After a staff briefing on Project Connect’s Austin Light Rail, the Water and Wastewater Commission approved a design-phase interlocal agreement with Austin Transit Partnership that commits the city to pay actual design costs for requested utility betterments; Austin Water estimates about $36 million in design-level betterment costs covering roughly 123,000 linear feet of pipe.

The Water and Wastewater Commission voted to authorize the city to negotiate and execute a design‑phase interlocal agreement (ILA) with the Austin Transit Partnership that defines roles, permitting coordination and the city’s funding commitments for utility “betterments” tied to the Austin Light Rail project.

The design ILA, which commissioners approved after an ATP presentation and Q&A, commits Austin Water to pay actual design costs for betterments the city requested.

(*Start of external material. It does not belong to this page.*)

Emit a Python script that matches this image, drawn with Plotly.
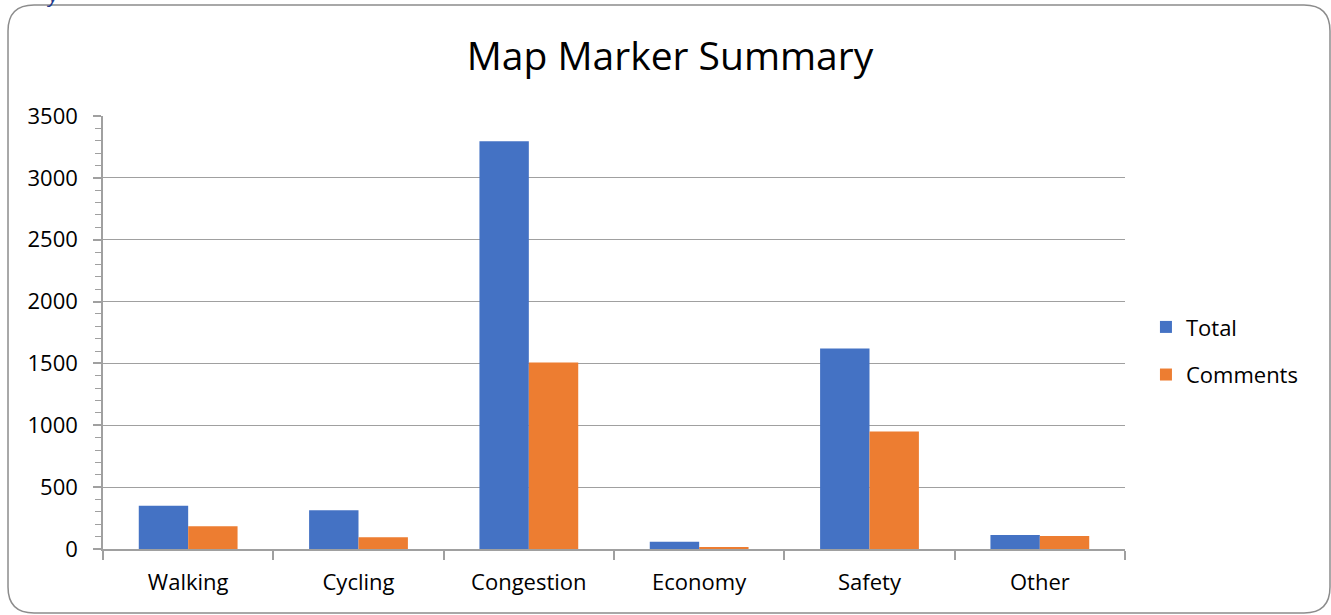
import plotly.graph_objects as go

# ---------------------------------- data ----------------------------------
categories = ['Walking', 'Cycling', 'Congestion', 'Economy', 'Safety', 'Other']
total = [350, 313, 3295, 59, 1621, 113]
comments = [183, 94, 1508, 17, 949, 105]
series_names = ['Total', 'Comments']
y_ticks = [0, 500, 1000, 1500, 2000, 2500, 3000, 3500]

BLUE = '#4472C4'
ORANGE = '#ED7D31'
GRID = '#a0a0a0'
FONT = 'Open Sans'

W, H = 1331, 615
ML, MR, MT, MB = 103, 206, 116, 66
PW, PH = W - ML - MR, H - MT - MB


def px2paper(x, y):
    return (x - ML) / PW, (H - MB - y) / PH


def rounded_box(x0, y0, x1, y1, r):
    # outer frame of the chart, drawn in paper coords
    def p(x, y):
        a, b = px2paper(x, y)
        return f'{a:.5f},{b:.5f}'
    return (f'M {p(x0 + r, y0)} L {p(x1 - r, y0)} Q {p(x1, y0)} {p(x1, y0 + r)} '
            f'L {p(x1, y1 - r)} Q {p(x1, y1)} {p(x1 - r, y1)} '
            f'L {p(x0 + r, y1)} Q {p(x0, y1)} {p(x0, y1 - r)} '
            f'L {p(x0, y0 + r)} Q {p(x0, y0)} {p(x0 + r, y0)} Z')


fig = go.Figure()
fig.add_trace(go.Bar(x=categories, y=total, name=series_names[0], marker_color=BLUE,
                     marker_line_width=0, legendgroup='a'))
fig.add_trace(go.Bar(x=categories, y=comments, name=series_names[1], marker_color=ORANGE,
                     marker_line_width=0, legendgroup='b'))

tick_style = dict(tickcolor=GRID, tickwidth=1.5)

fig.update_layout(
    width=W, height=H,
    margin=dict(l=ML, r=MR, t=MT, b=MB),
    paper_bgcolor='white', plot_bgcolor='white',
    font=dict(family=FONT, size=22, color='#000'),
    title=dict(text='Map Marker Summary', x=670 / W, xanchor='center', y=1 - 56 / H,
               yanchor='middle', font=dict(family=FONT, size=39, color='#000')),
    barmode='group', bargap=0.42, bargroupgap=0,
    legend=dict(x=1.0205, xanchor='left', y=0.457, yanchor='middle',
                font=dict(size=22), tracegroupgap=16, itemwidth=30),
    xaxis=dict(type='category', categoryorder='array', categoryarray=categories,
               range=[-0.5, 5.5], showline=True, linecolor=GRID, linewidth=1.5,
               ticks='outside', tickson='boundaries', ticklen=9, showgrid=False,
               ticklabelstandoff=13, **tick_style),
    # second x axis only adds the upper half of the crossing ticks
    xaxis2=dict(overlaying='x', anchor='y', range=[-0.5, 5.5], tick0=-0.5, dtick=1,
                ticks='inside', ticklen=8, showticklabels=False, showline=False,
                showgrid=False, zeroline=False, **tick_style),
    yaxis=dict(range=[0, 3500], tickvals=y_ticks, showline=True, linecolor=GRID,
               linewidth=1.5, ticks='outside', ticklen=8, showgrid=True,
               gridcolor=GRID, gridwidth=1, zeroline=False,
               minor=dict(dtick=100, ticks='outside', ticklen=6, tickcolor=GRID,
                          tickwidth=1, showgrid=False),
               ticklabelstandoff=11, **tick_style),
    yaxis2=dict(overlaying='y', range=[0, 3500], tickvals=y_ticks, showticklabels=False,
                showline=False, ticks='inside', ticklen=8, showgrid=False, zeroline=False,
                minor=dict(dtick=100, ticks='inside', ticklen=7, tickcolor=GRID, tickwidth=1),
                **tick_style),
)

fig.add_shape(type='path', path=rounded_box(8, 5, 1330, 613, 26), xref='paper', yref='paper',
              line=dict(color='#8c8c8c', width=1.5), fillcolor='rgba(0,0,0,0)', layer='above')

# fragment of blue text cut off at the top edge
fig.add_annotation(text='<i>y</i>', x=px2paper(53, 0)[0], y=px2paper(0, 10)[1], xref='paper',
                   yref='paper', showarrow=False, xanchor='center', yanchor='bottom',
                   font=dict(family=FONT, size=20, color='#1f3a8c'))

fig.write_html('out.html', config={'displayModeBar': False},
               post_script="document.body.style.margin='0px';")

Austin Water staff said the current, order‑of‑magnitude estimate for Austin Water betterments is about $36,000,000; that estimate covers roughly 123,000 linear feet of pipe in total — about 62,000 linear feet of waterline, about 3,300 linear feet of wastewater main and about 57,500 linear feet of reclaimed water main, according to Charles Solaro, Assistant Director of Engineering Technical Services for Austin Water.

"For the water, for about $23,000,000 it consists of over 62,000 linear feet of waterline," Solaro said, adding the reclaimed and wastewater quantities that make up the total linear footage.

Sean Berry of the Austin Transit Partnership outlined the project schedule and recent federal milestones: the program has completed NEPA (final environmental impact statement and record of decision issued January 2026) and received a medium‑high rating from the Federal Transit Administration’s Capital Investment Grant process. Berry said the project is in preconstruction and progressive design‑build contracting and aims to begin heavy construction in 2027 with revenue service targeted for 2033.

ATP and Austin Water described how betterments will be evaluated and paid. "This design ILA commits the city to the funding for the design phase, and we would come back for a future authorization for the construction funding of these betterments," Lianne Conte, interim mobility officer for Austin Project Connect, told commissioners. ATP staff and Austin Water said Austin Water will only be invoiced for actual design fees and that construction funding would be requested in later authorizations once scopes and prices are refined.

Commissioners pressed staff on cost‑estimation methods, contingency and schedule risk in the current economic climate; ATP and city staff said conservative contingencies were applied to the rough estimates and that the progressive design‑build model and co‑location of staff with ATP and contractor teams will reduce uncertainty as design advances. Kevin Koller, Division Manager for Pipeline CIP Delivery, said the agencies have coordinated with system planning to avoid future re‑excavation and to prioritize long‑term system improvements.

The commission voted to approve the design ILA; Commissioner Penn recused himself from the vote as a member of the delivery partner team. The ILA approval covers design‑phase commitments only — construction commitments and final costs will return to the commission and City Council for separate authorization.

Next steps: ATP will refine design scopes and fees with the contracted delivery teams, Austin Water will review and be invoiced for actual design costs, and construction‑phase funding requests for approved betterments will be brought back for later commission and council action.